UN Human Rights Envoy Accused of Favoring Opposition Party

Om Yentieng, president of the government’s Cambodian Human Rights Committee, yesterday accused U.N. human rights envoy Surya Subedi of pandering to the opposition party and trying to stifle the work of the national court system through his examination of Cambodia’s rights situation.

Mr. Yentieng, who also heads the Anti-Corruption Unit (ACU), likened Mr. Subedi’s latest reports on human rights in Cambodia to electioneering in favor of the opposition.

“I think that making these reports and broadcasting them like this is no different to an election campaign,” Mr. Yentieng told reporters at a workshop in Phnom Penh on how to apply to the U.N. Convention Against Corruption (UNCAC).

“What does [Mr. Subedi] think of Cambodia? Is it his opponent or partner?” Mr. Yentieng asked.

“Secondly, we think that if his speech comes after the opposition party [speaks out], then he should be an adviser for the opposition,” he said.

“Mr. Subedi has made reports and the evaluations are not good; they have an oppressive opinion and are oppressive of expert [judicial] officials,” Mr. Yentieng added.

On Tuesday, Mr. Subedi delivered reports on the situation of human rights and economic land concessions in Cambodia to the U.N. Human Rights Council in Geneva.

Both reports highlight the independent, unpaid envoy’s concerns about the electoral system and the impact that land concessions have on communities around the country.
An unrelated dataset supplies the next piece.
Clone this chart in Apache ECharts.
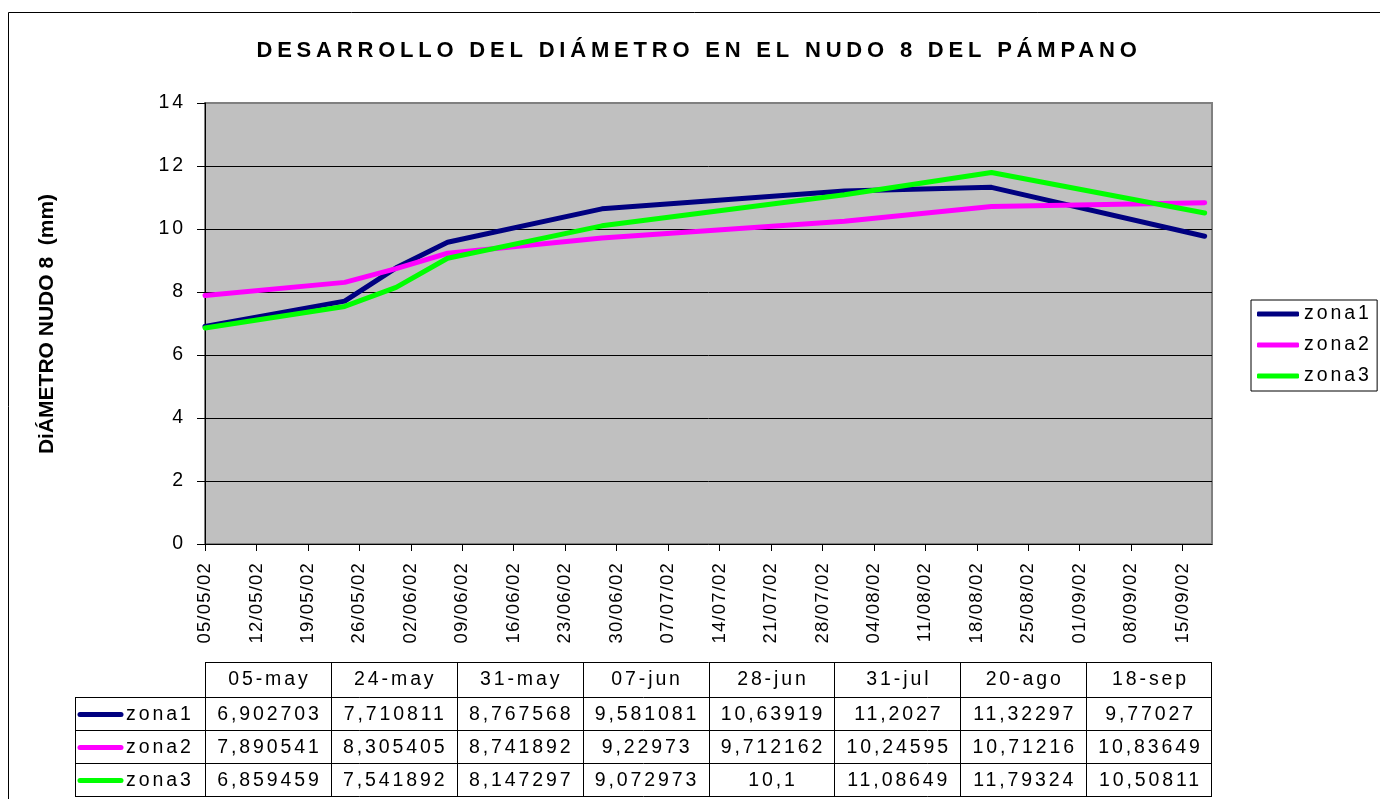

The reports are based on fact-finding missions he made to Cambodia in December 2011 and May of this year. In both reports, Mr. Subedi said he was concerned that the judiciary was being used to criminalize those who sought to defend their land.

Despite his dislike of Mr. Subedi’s reports, Mr. Yentieng said it was unlikely that the U.N. envoy would be replaced.

“Even if we replace these people, they’re the same because they do the same job. We are not enemies with Mr. Subedi; we have met and talked normally like friends, but we have already said that he doesn’t listen,” Mr. Yentieng said.

Mr. Subedi’s predecessor as U.N. rights envoy, Yash Ghai, resigned from his position in September 2008 citing a tempestuous relationship with the government. Prime Minister Hun Sen and nearly all members of the Cabinet refused to meet with Mr. Ghai during his three-year term. Mr. Hun Sen had also publicly insulted Mr. Ghai, branding him “deranged” and calling for his dismissal by the U.N.

Mr. Ghai’s predecessor, Peter Leuprecht, also had a difficult time as Cambodia’s rights envoy, coming in for criticism from Mr. Hun Sen, who once called him “stupid” in a speech.

Mr. Yentieng was speaking yesterday at the Sofitel Hotel at a U.N. Office on Drugs and Crime workshop on implementing the U.N. Convention Against Corruption. At the workshop, Mr. Yentieng said 800 complaints were lodged with the ACU in the first eight months of the year, up from 700 last year.

Cambodia is a state party to UNCAC but not a signatory, and on September 11 established a steering committee with a view to signing on.